Throughout this article, we will use an example cluster using Elastic Agent, but the essence of the content applies equally to standalone Beats. Elastic Agent simplifies the deployment and administration of the cluster when using multiple Beats, thereby making scaling simpler as well, ensuring centralized management of the agent and consistency across the policies and configurations. It also comes with the added benefit of lower overall CPU and memory consumption freeing up resources for your other applications.

We will dive into two types of Filebeat inputs i.e. S3-SQS and CloudWatch and in this context, we are going to discuss vertical and horizontal scaling also known as scale out (scale in for the reverse), and vertical scaling also known as scale up (scale down for the reverse).

Vertical scaling refers to increasing your resources (more RAM, CPU, etc.), and horizontal scaling refers to adding more agents/Beats i.e. instances. With that, we dive into the inputs.

S3-SQS input

The S3-SQS input (also referred to as S3 input) can operate in various modes among which:

  1. S3->Elastic

The S3-SQS input can be used to ingest directly from an Amazon S3 bucket. After the initial listing of the configured S3 bucket, Filebeat will poll the S3 API for changes to that bucket with a frequency of the bucket_list_interval config parameter (by default 300 seconds).

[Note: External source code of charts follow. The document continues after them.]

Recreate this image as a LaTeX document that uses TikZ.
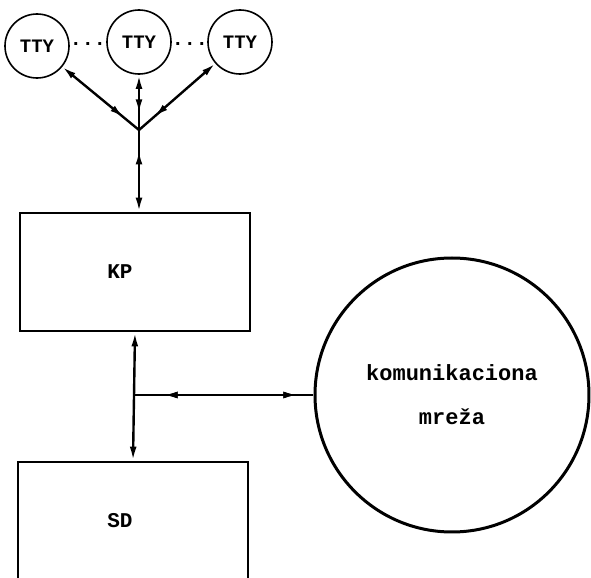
\documentclass[tikz,border=0pt]{standalone}
\usepackage{fontspec}
\setmonofont{Liberation Mono}
\usetikzlibrary{shapes.geometric, positioning, arrows.meta, calc, decorations.markings}

\begin{document}
\begin{tikzpicture}[
    x=0.5pt,y=-0.5pt,
    >={Latex[length=7pt,width=3.4pt]},
    block/.style={draw, rectangle, line width=1.3pt, minimum width=115pt, minimum height=59pt, font=\ttfamily\bfseries\fontsize{10.5}{12}\selectfont},
    terminal/.style={draw, circle, line width=0.8pt, minimum size=32pt, inner sep=0pt, font=\ttfamily\bfseries\fontsize{9.5}{11}\selectfont},
    network/.style={draw, circle, line width=1.5pt, minimum size=137pt, align=center, font=\ttfamily\bfseries\fontsize{11}{12}\selectfont},
    link/.style={line width=1.2pt},
    midarrow/.style={postaction={decorate}, decoration={markings, mark=at position #1 with {\arrow{>}}}},
    midback/.style={postaction={decorate}, decoration={markings, mark=at position #1 with {\arrowreversed{>}}}}
]
    \useasboundingbox (0,0) rectangle (591,578);

    % --- Terminals ---
    \node[terminal] (tty1) at (37,46) {TTY};
    \node[terminal] (tty2) at (139,42) {TTY};
    \node[terminal] (tty3) at (240,42) {TTY};
    \node[font=\ttfamily\bfseries] (dots1) at (88,44) {...};
    \node[font=\ttfamily\bfseries] (dots2) at (190,44) {...};

    % --- Blocks ---
    \node[block] (KP) at (135,272) {KP\kern15pt};
    \node[block] (SD) at (133,521) {SD\kern13pt};
    \node[network] (NET) at (452,395) {komunikaciona\\[10pt]mre\v{z}a};

    % --- Junctions ---
    \coordinate (J) at (139,130);
    \coordinate (B) at (KP.south |- NET.west);

    % --- Connections ---
    \draw[link, <-, midarrow=0.8] (tty1) -- (J);
    \draw[link, <-, midarrow=0.7] (tty2) -- (J);
    \draw[link, <-, midarrow=0.8] (tty3) -- (J);
    \draw[link, ->, midback=0.25] (J) -- (J |- KP.north);

    \draw[link, <->] (KP.south) -- (SD.north);
    \draw[link, midback=0.16, midarrow=0.91] (B) -- (NET.west);

\end{tikzpicture}
\end{document}
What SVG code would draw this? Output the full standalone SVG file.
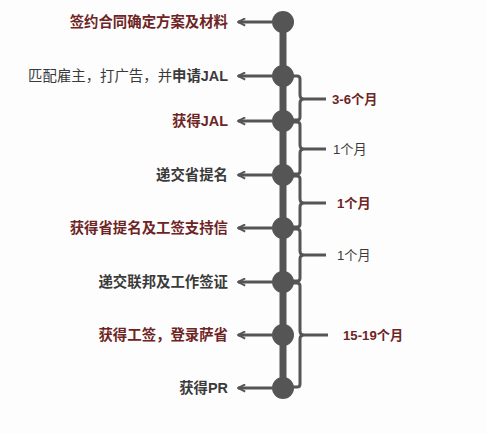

This mode of operation is stateful in Filebeat, which means that the state of each file is kept, including the last offset a harvester was reading from, and saved to disk regularly in what is called the Registry File. This file is crucial for preserving the reading position and ensuring all log lines are sent, particularly when the output destination (e.g., Elasticsearch or Logstash) is temporarily unreachable. In addition, the state information is held in memory while Filebeat is operational.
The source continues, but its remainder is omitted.